7 common cooking mistakes that are ruining your salmon
Posted June 28
Updated June 29
Salmon is one of nature’s perfect foods. It’s healthy, nutrient-dense and rich in omega-3 fats which are important for your heart health and your brain function. So, a salmon a day could keep the doctor away!
However, as simple and filling as salmon is, it can pose some challenges in the kitchen. Here are seven of the most common mistakes people make when cooking salmon (and how to avoid them):
1. Thawing In The Microwave
Frozen salmon can be an inexpensive and easy addition to your healthy diet, but be careful when you decide to defrost it for dinner time. Nuking it in the microwave will lead to a rubbery piece of fish. Instead, defrost it in the refrigerator overnight, or toss it in a Ziploc bag and run it under cold water. Or, consider cooking it from frozen. Just rinse off the ice crystals and pop it in the oven (be prepared for it to take longer than a defrosted piece of fish). Try this recipe from Snack Girl.
2. Taking Off The Skin
I am embarrassed to admit this…I used to think that you had to take the skin off the salmon before you cooked it! But, in fact, the skin is one of the most flavorful parts, especially if you cook it correctly and get a nice crisp on it. Bon Appetit says that the only time you should remove the skin is when you’re poaching filets. This recipe from Civilized Cavemen Cooking provides an easy instructions for getting a crispy skin every time.
3. Using The Wrong Pan
It’s not a good idea to use a cast-iron pan when cooking fish. A delicate piece of fish such as salmon does better in a nonstick pan, especially if you are more of an intermediate or novice chef. Nonstick pans have a bit of a bad rap in today’s eco-conscious climate, but the good news is that many nonstick options are are Teflon-free and promise to be better for your health. Check out this option on Amazon.

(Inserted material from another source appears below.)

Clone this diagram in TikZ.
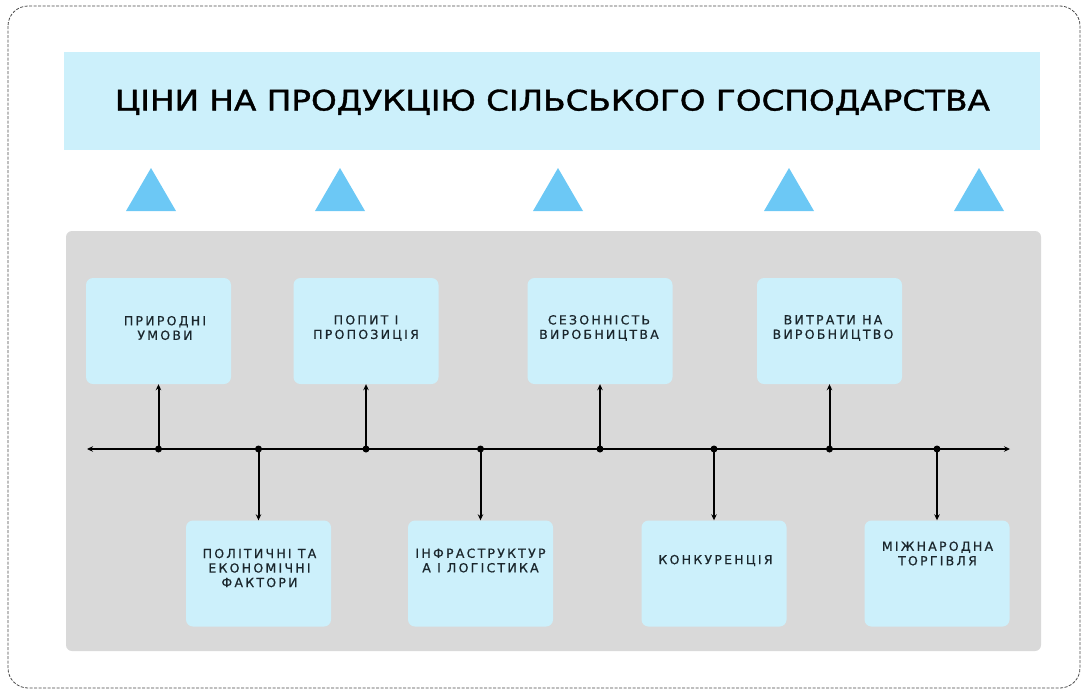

4. Over-Marinating The Salmon
While chicken can marinate overnight, salmon (and most fish, actually) should not be marinated for more than an hour. Salmon can easily become mushy with an long marinade time, so aim for 15 to 60 minutes and no longer. As for seasoning, less is more. A good piece of salmon can sing with just fresh herbs and a squeeze of lemon. This simple recipe from Mom’s Dish calls for just a handful of ingredients, most of which are probably already in your pantry.
5. Not Letting The Salmon Rest
No, I am not asking you to pull over a La-Z-Boy for your salmon! Instead, you just need to make sure that fish is room temperature before cooking it. Aim for about 15 minutes on the counter after you take it out of the fridge. Use that time to whip up a great sauce to accompany your salmon, such as this citrus sauce with lemon, lime and rosemary from BSugarMama.
6. Seasoning The Salmon Too Soon
Speaking of seasoning, here’s a very important tip: If you season your salmon a good bit prior to cooking it, you could pay the price. Salt will draw moisture out of your salmon, so if you apply your seasoning too soon, you could have a dry fishie on your hands! Chef Kelli Foster at The Kitchn advises seasoning your fish right before you toss it in the pan. This recipe from Kirbie’s Cravings provides a wonderful recipe for homemade ranch seasoning that will turn your salmon into something spectacular.
7. Overcooking The Salmon
Nothing is worse than an overcooked piece of fish! If cooking on the stove, the average serving of salmon should only take about 3 to 4 minutes per side. If you are baking it in the oven, it should only take about 15 to 20 minutes in a 425-degree oven. This recipe for pecan-crusted oven-baked Salmon from Simple Healthy Kitchen is restaurant-quality but easy to prepare…and even easier to devour!